__Written request__
Set down, exactly as they appear, the lines from the line holding "Recreate this image as a Python" through the line holding "plt.rcParams['font.family'] = ['Lato', 'DejaVu", inclusive; output nothing outside that range.

__Material__
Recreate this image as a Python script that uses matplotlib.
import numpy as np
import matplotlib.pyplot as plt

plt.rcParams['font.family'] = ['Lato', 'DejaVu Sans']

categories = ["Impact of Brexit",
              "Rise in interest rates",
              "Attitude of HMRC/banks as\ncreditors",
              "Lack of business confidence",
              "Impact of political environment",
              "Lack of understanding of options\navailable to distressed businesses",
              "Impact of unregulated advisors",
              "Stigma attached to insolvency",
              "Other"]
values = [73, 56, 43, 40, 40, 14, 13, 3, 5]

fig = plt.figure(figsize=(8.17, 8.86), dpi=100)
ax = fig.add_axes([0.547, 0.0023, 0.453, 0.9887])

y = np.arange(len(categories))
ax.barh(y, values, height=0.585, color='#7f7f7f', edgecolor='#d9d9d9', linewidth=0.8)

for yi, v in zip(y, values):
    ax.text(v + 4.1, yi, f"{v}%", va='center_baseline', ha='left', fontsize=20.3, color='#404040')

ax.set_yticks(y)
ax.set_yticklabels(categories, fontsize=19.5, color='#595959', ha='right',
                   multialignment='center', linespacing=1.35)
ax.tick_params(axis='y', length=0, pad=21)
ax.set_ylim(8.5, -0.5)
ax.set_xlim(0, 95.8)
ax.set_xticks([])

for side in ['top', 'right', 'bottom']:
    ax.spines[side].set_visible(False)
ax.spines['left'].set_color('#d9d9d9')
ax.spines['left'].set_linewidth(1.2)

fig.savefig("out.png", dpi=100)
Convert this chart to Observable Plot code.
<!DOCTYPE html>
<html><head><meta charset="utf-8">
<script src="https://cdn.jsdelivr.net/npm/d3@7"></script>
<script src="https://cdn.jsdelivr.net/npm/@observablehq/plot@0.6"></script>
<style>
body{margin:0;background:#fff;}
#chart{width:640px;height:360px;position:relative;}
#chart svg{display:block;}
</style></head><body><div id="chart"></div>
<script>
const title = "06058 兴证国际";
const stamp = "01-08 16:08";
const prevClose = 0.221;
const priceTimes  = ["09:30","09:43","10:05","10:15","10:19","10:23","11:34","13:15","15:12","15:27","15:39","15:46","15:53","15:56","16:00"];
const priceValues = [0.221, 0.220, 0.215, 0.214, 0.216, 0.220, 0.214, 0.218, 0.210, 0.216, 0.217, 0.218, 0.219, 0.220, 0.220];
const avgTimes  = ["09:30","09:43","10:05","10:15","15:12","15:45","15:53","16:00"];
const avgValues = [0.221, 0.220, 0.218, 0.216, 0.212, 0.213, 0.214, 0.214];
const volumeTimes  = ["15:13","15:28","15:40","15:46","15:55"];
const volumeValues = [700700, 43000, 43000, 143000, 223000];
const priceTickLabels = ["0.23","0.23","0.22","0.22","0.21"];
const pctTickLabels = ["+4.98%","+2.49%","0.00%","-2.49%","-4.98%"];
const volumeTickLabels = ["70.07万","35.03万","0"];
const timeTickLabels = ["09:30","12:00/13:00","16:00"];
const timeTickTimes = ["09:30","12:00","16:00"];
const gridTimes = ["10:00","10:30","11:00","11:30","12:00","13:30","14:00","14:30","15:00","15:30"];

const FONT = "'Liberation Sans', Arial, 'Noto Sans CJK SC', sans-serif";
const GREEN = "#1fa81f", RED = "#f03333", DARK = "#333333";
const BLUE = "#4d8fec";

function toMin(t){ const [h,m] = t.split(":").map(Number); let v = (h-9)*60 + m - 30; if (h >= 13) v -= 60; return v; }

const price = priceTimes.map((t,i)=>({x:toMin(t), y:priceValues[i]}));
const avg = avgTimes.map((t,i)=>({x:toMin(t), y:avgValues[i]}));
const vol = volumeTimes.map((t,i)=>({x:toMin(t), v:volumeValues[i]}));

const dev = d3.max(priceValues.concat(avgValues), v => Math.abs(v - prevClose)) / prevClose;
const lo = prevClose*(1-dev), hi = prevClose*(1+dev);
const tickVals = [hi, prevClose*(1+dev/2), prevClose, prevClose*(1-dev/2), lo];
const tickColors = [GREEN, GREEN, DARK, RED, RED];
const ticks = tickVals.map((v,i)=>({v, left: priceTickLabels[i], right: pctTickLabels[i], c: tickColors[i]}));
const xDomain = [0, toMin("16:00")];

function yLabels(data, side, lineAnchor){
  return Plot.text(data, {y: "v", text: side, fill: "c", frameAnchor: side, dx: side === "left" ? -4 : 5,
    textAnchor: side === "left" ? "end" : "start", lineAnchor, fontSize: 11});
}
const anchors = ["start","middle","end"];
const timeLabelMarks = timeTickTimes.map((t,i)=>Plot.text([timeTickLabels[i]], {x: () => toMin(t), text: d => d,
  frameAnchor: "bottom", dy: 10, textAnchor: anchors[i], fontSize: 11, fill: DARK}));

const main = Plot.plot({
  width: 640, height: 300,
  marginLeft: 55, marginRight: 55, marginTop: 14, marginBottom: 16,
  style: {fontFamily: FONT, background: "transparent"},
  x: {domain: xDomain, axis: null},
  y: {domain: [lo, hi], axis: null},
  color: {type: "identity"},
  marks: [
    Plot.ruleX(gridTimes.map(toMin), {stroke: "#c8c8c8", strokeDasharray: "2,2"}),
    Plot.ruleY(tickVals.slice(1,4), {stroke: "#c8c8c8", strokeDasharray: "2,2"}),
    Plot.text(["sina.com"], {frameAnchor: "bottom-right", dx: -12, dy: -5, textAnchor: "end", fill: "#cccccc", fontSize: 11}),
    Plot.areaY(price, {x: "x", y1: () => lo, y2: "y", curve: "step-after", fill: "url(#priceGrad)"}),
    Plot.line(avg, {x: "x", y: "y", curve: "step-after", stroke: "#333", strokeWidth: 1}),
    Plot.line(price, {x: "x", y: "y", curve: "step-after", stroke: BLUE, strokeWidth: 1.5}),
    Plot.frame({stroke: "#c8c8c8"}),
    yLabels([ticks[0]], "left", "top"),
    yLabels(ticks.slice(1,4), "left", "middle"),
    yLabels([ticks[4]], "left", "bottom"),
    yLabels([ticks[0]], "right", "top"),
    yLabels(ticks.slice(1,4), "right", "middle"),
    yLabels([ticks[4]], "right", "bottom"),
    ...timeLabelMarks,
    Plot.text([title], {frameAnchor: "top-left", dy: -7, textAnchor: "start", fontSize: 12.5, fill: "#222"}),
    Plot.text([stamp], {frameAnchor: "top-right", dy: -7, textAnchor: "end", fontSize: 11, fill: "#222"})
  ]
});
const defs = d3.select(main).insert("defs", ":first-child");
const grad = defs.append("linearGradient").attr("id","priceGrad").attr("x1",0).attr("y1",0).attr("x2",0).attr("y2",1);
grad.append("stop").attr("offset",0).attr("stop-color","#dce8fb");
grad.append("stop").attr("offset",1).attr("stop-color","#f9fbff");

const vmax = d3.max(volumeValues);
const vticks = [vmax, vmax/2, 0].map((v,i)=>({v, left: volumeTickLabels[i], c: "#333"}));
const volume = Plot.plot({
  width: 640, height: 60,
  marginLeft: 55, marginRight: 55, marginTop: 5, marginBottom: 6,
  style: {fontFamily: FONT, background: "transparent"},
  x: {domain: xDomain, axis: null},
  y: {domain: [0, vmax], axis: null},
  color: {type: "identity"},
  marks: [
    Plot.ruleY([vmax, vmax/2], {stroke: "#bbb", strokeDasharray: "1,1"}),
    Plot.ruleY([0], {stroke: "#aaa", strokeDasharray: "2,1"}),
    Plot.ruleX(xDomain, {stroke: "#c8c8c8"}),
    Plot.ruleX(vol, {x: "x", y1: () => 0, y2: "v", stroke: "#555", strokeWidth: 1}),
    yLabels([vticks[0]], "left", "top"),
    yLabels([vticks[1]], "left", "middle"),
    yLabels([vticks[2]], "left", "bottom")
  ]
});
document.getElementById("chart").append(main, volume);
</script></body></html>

...

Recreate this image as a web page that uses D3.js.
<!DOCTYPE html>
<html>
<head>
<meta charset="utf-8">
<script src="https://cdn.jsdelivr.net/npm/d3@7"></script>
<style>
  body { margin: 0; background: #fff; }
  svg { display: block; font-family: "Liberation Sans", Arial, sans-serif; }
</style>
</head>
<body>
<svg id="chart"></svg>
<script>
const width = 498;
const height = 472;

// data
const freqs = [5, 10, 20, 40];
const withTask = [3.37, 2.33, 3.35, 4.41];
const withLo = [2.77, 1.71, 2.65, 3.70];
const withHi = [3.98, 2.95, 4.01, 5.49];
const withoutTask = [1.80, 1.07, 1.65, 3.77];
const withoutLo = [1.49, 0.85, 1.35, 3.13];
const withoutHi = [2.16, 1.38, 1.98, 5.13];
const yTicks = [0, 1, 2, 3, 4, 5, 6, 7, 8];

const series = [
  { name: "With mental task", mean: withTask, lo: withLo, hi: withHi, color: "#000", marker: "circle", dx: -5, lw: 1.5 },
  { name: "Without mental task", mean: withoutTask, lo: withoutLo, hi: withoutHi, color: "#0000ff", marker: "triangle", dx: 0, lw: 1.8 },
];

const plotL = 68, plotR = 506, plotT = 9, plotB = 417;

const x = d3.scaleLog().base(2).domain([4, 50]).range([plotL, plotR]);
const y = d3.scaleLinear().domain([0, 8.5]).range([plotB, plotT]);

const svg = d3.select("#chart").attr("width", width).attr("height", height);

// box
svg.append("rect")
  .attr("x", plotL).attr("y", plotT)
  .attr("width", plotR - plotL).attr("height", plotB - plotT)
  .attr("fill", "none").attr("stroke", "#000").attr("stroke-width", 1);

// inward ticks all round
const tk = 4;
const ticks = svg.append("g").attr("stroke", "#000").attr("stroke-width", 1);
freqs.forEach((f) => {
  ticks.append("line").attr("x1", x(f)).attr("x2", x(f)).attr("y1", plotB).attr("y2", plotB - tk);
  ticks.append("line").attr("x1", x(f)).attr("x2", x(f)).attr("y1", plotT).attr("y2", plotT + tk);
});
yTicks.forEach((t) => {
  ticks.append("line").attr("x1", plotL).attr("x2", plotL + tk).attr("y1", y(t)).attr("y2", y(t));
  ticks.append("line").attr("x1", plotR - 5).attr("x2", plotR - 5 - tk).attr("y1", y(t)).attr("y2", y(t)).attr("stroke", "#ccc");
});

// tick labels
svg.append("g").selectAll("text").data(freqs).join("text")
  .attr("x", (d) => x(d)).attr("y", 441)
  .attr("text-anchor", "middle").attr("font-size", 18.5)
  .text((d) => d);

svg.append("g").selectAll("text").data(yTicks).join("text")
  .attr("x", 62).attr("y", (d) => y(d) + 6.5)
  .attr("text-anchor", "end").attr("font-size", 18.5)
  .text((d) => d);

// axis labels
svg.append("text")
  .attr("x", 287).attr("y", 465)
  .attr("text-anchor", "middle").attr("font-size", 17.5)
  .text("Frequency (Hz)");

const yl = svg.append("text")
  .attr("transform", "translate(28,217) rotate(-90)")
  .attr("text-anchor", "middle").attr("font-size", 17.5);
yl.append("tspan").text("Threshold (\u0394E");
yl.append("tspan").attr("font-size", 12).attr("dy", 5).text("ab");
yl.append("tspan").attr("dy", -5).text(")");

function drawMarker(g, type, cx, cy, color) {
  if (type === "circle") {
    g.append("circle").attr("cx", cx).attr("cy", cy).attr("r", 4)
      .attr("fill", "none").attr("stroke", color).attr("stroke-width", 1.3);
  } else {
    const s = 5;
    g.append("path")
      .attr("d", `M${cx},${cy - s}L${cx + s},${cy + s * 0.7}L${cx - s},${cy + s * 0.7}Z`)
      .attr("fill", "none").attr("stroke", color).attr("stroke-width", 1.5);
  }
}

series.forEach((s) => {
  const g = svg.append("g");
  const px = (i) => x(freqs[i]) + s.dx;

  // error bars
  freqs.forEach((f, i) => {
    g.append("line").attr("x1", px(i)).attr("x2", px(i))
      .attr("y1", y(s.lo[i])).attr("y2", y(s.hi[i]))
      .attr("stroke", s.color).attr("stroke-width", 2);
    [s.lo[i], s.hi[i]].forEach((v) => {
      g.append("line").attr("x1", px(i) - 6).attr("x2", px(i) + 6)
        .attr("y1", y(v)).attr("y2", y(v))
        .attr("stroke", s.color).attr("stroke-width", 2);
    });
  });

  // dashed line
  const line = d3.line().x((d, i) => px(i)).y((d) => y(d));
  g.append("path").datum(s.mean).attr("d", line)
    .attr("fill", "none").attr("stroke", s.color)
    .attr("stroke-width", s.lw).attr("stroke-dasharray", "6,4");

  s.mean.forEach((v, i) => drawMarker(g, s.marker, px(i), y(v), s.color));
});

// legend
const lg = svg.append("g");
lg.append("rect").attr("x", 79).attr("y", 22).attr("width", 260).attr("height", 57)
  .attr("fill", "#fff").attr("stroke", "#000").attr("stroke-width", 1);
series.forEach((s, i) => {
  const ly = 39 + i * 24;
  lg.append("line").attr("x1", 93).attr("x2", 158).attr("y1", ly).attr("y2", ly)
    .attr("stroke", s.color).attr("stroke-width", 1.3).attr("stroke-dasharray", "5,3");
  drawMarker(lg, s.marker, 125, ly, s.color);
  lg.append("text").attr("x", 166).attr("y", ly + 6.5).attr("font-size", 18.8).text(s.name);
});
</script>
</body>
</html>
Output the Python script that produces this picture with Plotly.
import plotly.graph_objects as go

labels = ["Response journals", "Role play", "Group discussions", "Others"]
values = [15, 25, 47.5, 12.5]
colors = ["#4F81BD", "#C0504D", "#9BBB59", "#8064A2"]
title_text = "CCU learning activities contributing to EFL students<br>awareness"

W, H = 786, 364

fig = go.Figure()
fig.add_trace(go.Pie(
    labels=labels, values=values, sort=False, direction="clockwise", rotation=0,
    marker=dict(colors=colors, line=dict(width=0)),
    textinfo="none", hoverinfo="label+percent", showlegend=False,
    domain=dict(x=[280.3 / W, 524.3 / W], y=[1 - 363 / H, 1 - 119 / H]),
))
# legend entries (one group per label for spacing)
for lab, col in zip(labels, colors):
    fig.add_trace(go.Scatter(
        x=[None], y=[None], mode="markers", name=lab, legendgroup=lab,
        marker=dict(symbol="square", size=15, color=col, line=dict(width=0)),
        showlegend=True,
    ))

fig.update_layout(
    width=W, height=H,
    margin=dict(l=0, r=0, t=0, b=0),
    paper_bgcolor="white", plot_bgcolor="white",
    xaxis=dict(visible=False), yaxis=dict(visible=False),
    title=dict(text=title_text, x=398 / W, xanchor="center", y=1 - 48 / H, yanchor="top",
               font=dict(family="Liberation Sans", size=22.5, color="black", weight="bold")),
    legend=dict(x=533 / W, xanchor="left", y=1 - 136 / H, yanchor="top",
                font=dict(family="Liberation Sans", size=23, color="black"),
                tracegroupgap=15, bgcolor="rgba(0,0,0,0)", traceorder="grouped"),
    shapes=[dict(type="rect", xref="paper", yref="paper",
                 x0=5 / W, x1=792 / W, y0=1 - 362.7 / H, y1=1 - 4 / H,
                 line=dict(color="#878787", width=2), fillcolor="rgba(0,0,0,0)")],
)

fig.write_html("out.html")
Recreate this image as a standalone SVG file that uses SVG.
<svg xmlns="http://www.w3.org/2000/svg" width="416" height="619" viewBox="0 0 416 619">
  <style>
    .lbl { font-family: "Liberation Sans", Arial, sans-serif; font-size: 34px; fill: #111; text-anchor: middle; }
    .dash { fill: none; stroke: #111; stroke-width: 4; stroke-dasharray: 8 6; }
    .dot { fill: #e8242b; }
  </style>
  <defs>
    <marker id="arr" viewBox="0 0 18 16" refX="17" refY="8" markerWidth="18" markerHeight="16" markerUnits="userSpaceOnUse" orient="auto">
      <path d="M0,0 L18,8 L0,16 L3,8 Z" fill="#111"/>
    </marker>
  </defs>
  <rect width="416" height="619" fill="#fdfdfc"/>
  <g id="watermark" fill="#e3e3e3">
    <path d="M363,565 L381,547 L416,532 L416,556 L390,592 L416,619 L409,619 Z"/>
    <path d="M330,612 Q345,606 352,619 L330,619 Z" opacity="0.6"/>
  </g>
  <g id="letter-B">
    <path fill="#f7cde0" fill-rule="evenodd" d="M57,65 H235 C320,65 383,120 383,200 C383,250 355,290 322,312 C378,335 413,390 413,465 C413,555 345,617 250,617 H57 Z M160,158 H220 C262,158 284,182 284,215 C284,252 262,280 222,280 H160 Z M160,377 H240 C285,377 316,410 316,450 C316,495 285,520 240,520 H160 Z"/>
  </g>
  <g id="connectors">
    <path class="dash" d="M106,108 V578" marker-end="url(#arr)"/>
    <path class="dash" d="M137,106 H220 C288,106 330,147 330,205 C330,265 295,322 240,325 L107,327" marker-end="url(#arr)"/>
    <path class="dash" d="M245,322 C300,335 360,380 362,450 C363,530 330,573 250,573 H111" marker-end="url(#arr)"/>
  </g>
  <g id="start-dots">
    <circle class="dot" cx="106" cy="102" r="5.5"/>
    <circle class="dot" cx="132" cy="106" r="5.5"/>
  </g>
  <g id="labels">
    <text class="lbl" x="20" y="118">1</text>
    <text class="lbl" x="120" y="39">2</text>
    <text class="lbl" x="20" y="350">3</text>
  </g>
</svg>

__Full solution__
Recreate this image as a Python script that uses matplotlib.
import numpy as np
import matplotlib.pyplot as plt

plt.rcParams['font.family'] = ['Lato', 'DejaVu Sans']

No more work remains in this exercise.